高效非结构网格变形与流场插值方法

非结构动网格在含动边界的非定常流动模拟中应用十分广泛。为了提高网格变形的计算效率和对复杂外形的适用性，发展了高效的K近邻-径向基函数（KNN-RBF）动网格方法。并采用高效的交界面节点一致性方法实现了网格变形的并行化。由于边界的运动和变形形式多种多样，在自主开发的计算流体力学（CFD）程序中实现了动网格的用户自定义函数（UDF）功能模块，可以灵活地设置此类问题中的边界运动。在模拟大变形问题时，采用了全局网格重构的策略对网格质量较差的区域进行处理。提出了快速查找新旧网格最近点的两级KD（K-Dimensional）树方法，并根据最近点在新旧网格间进行流场插值。从而建立了高效健壮的并行流场插值方法。通过对若干算例进行模拟，验证了所发展方法的正确性和健壮性。
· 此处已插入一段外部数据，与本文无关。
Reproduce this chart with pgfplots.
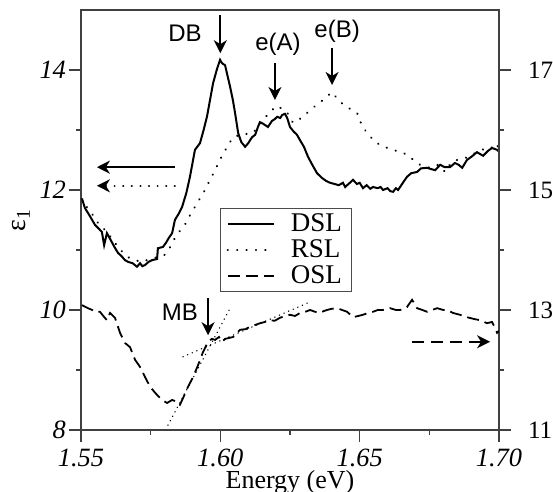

Efficient mesh deformation and flowfield interpolation method for unstructured mesh

Unstructured dynamic mesh is widely applied to the simulation of unsteady flow problems containing boundary motions. To improve the efficiency of mesh deformation as well as the capability of handling complex configurations, an efficient K Nearest Neighbor-Radial Basis Functions (KNN-RBF) mesh deformation method is proposed, along with an efficient method to keep the nodes on zonal boundaries consistent. Due to the various forms of boundary motion and deformation, a User Defined Function (UDF) module is developed in the in-house Computational Fluid Dynamics (CFD) code, and flexible manipulation of boundary motion is available when simulating these problems. When simulating cases with large deformations, a global mesh regeneration method is adopted to remedy the regions containing low quality cells. A fast searching of the nearest points between the old mesh and new mesh is realized using the two-level K-Dimensional (KD) tree method, and the interpolation of the flowfiled is accomplished using the nearest points. Thus an efficient and robust interpolation method is developed along with parallel processing. Several cases are simulated to validate the effectiveness and robustness of the proposed method.